The neckline and back V are finished with self-bias, turned to the inside and topstitched. One side stretched out a bit more in the sewing and I had to unpick and adjust at the back until it sat evenly. Thankfully the same flexibility of the fabric that made it stretch out also made it easy to muck around in the back seams without distorting anywhere else.

Have a look below at the bias ties, which look a bit like macaroni!

I wouldn't normally choose a low V back pattern for myself, because of the implications for underwear (or lack thereof). However for my choir performances, the back view would rarely be seen, and I wore a fitted black singlet top underneath. I would like something a bit fancier but I was running very short on time. Initially I thought I'd need a full slip underneath in case the fabric was a bit sheer, but in its washed, pleated form it's really decently opaque, even under stage lights.

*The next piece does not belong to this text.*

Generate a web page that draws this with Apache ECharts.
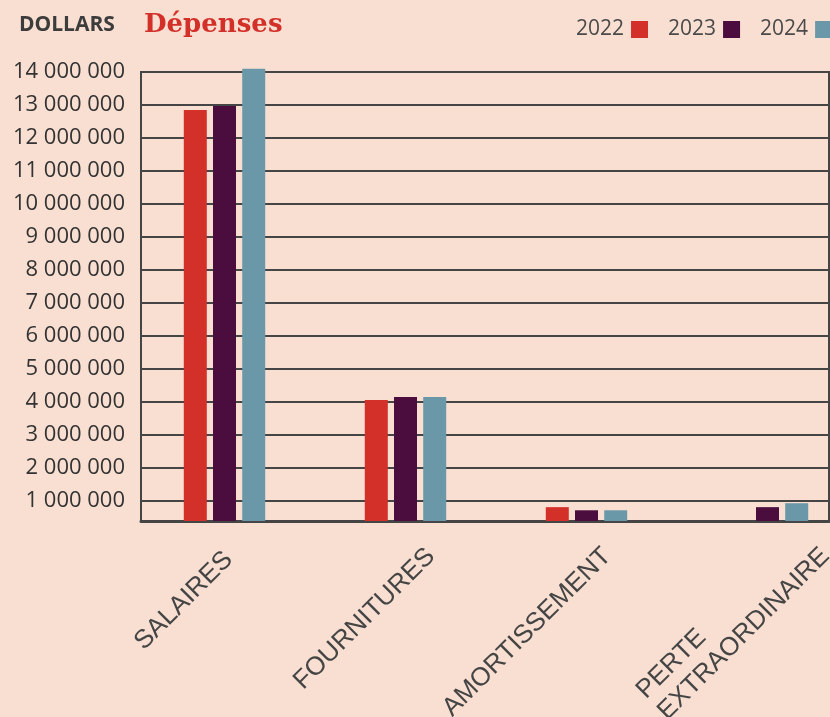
<!DOCTYPE html>
<html>
<head>
<meta charset="utf-8">
<script src="https://cdn.jsdelivr.net/npm/echarts@6/dist/echarts.min.js"></script>
<style>
html,body{margin:0;padding:0;background:#f8dfd2;}
#chart{width:830px;height:717px;}
</style>
</head>
<body>
<div id="chart"></div>
<script>
const categories = ['SALAIRES', 'FOURNITURES', 'AMORTISSEMENT', 'PERTE\nEXTRAORDINAIRE'];
const years = ['2022', '2023', '2024'];
const values2022 = [12850000, 4050000, 800000, null];
const values2023 = [12970000, 4140000, 705000, 800000];
const values2024 = [14100000, 4140000, 705000, 920000];
const yMin = 380000;
const yMax = 14000000;
const unitLabel = 'DOLLARS';
const titleText = 'Dépenses';

const colors = ['#d4302a', '#4a0d3d', '#6b98a8'];
const seriesValues = [values2022, values2023, values2024];

// layout of the plot frame
const plotTop = 72, plotBottom = 196, H = 717;
const plotH = H - plotTop - plotBottom;
const barTop = 52; // bar grid extends higher so the overflowing bar is not clipped
const barMax = yMin + (H - barTop - plotBottom) * (yMax - yMin) / plotH;

function fmt(v) {
  if (v < 1000000 - 1) return '';
  return String(Math.round(v)).replace(/\B(?=(\d{3})+(?!\d))/g, ' ');
}

const lab = {fontFamily: 'Liberation Sans', fontSize: 26, color: '#454545'};
const rich = {
  c0: Object.assign({padding: [0, 74, 41, 0]}, lab),
  c1: Object.assign({padding: [0, 100, 16, 0]}, lab),
  c2: Object.assign({padding: [0, 145, 23, 0]}, lab),
  c3a: Object.assign({align: 'left', lineHeight: 30, padding: [0, 0, 0, 0]}, lab),
  c3b: Object.assign({align: 'left', lineHeight: 30, padding: [0, 97, 0, 0]}, lab)
};
function catLabel(value, index) {
  const lines = String(value).split('\n');
  if (lines.length > 1) {
    return '{c' + index + 'a|' + lines[0] + '}\n{c' + index + 'b|' + lines[1] + '}';
  }
  return '{c' + index + '|' + value + '}';
}

const chart = echarts.init(document.getElementById('chart'), null, {renderer: 'canvas'});
const option = {
  backgroundColor: '#f8dfd2',
  animation: false,
  title: [
    {text: unitLabel, left: 19, top: 15, padding: 0,
     textStyle: {fontFamily: 'Open Sans', fontWeight: 'bold', fontSize: 21, color: '#3c3c3c'}},
    {text: titleText, left: 144, top: 12, padding: 0,
     textStyle: {fontFamily: 'DejaVu Serif', fontWeight: 'bold', fontSize: 26, color: '#d3302a'}}
  ],
  legend: {
    data: years,
    left: 576, top: 19, padding: 0, width: 400,
    align: 'right', icon: 'rect',
    itemWidth: 17, itemHeight: 17, itemGap: 20,
    textStyle: {fontFamily: 'Open Sans', fontSize: 21, color: '#4a4a4a', padding: [0, 2, 0, 0]}
  },
  grid: [
    {left: 141, right: 1, top: plotTop, bottom: plotBottom, show: true, borderColor: '#454545', borderWidth: 2,
     containLabel: false, outerBoundsMode: 'none'},
    {left: 134, width: 724, top: barTop, bottom: plotBottom, containLabel: false, outerBoundsMode: 'none'}
  ],
  xAxis: [
    {gridIndex: 0, type: 'category', data: categories,
     axisLine: {show: true, lineStyle: {color: '#454545', width: 3}},
     axisTick: {show: false}, axisLabel: {show: false}, splitLine: {show: false}},
    {gridIndex: 1, type: 'category', data: categories,
     axisLine: {show: false}, axisTick: {show: false}, splitLine: {show: false},
     axisLabel: {interval: 0, rotate: 45, margin: 68, align: 'center',
                 fontFamily: 'Liberation Sans', fontSize: 26, color: '#454545',
                 formatter: catLabel, rich: rich}}
  ],
  yAxis: [
    {gridIndex: 0, type: 'value', min: yMin, max: yMax, splitNumber: 14,
     axisLine: {show: true, lineStyle: {color: '#454545', width: 2}},
     axisTick: {show: false},
     splitLine: {show: true, lineStyle: {color: '#454545', width: 2}},
     axisLabel: {formatter: fmt, margin: 16, fontFamily: 'Open Sans', fontSize: 22, color: '#333333'}},
    {gridIndex: 1, type: 'value', min: yMin, max: barMax, show: false,
     splitLine: {show: false}}
  ],
  series: years.map((y, i) => ({
    name: y, type: 'bar', xAxisIndex: 1, yAxisIndex: 1,
    data: seriesValues[i], barWidth: 23, barGap: '27%',
    itemStyle: {color: colors[i]}
  }))
};
chart.setOption(option);
</script>
</body>
</html>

And here it is being worn.

Ultimately, whilst this dress is quite a style departure for me, I'm really pleased with it. It's cool and comfortable but also feels 'dressed up'. As a bonus, now the dress is finished it's definitely zero-iron. It can be gently folded or rolled in a bag and carried to a gig, then pulled out and it's ready to wear. I've washed it on a wool cycle using soap nuts (wool wash would also be good) and draped it horizontally over an indoor drying rack to prevent stretching.

This is a clever pattern and special fabric that's actually easy-care, and now I'm very tempted to make something - maybe more casual-fancy - with the white version, too.

The Ravine Dress would also be gorgeous in a drapey fabric like our Tencels and Cupros, or take on a  more casual elegance in washed linen or a double gauze.

Maybe you've been tempted by a 'style departure' project, too. It's worth a try now and then!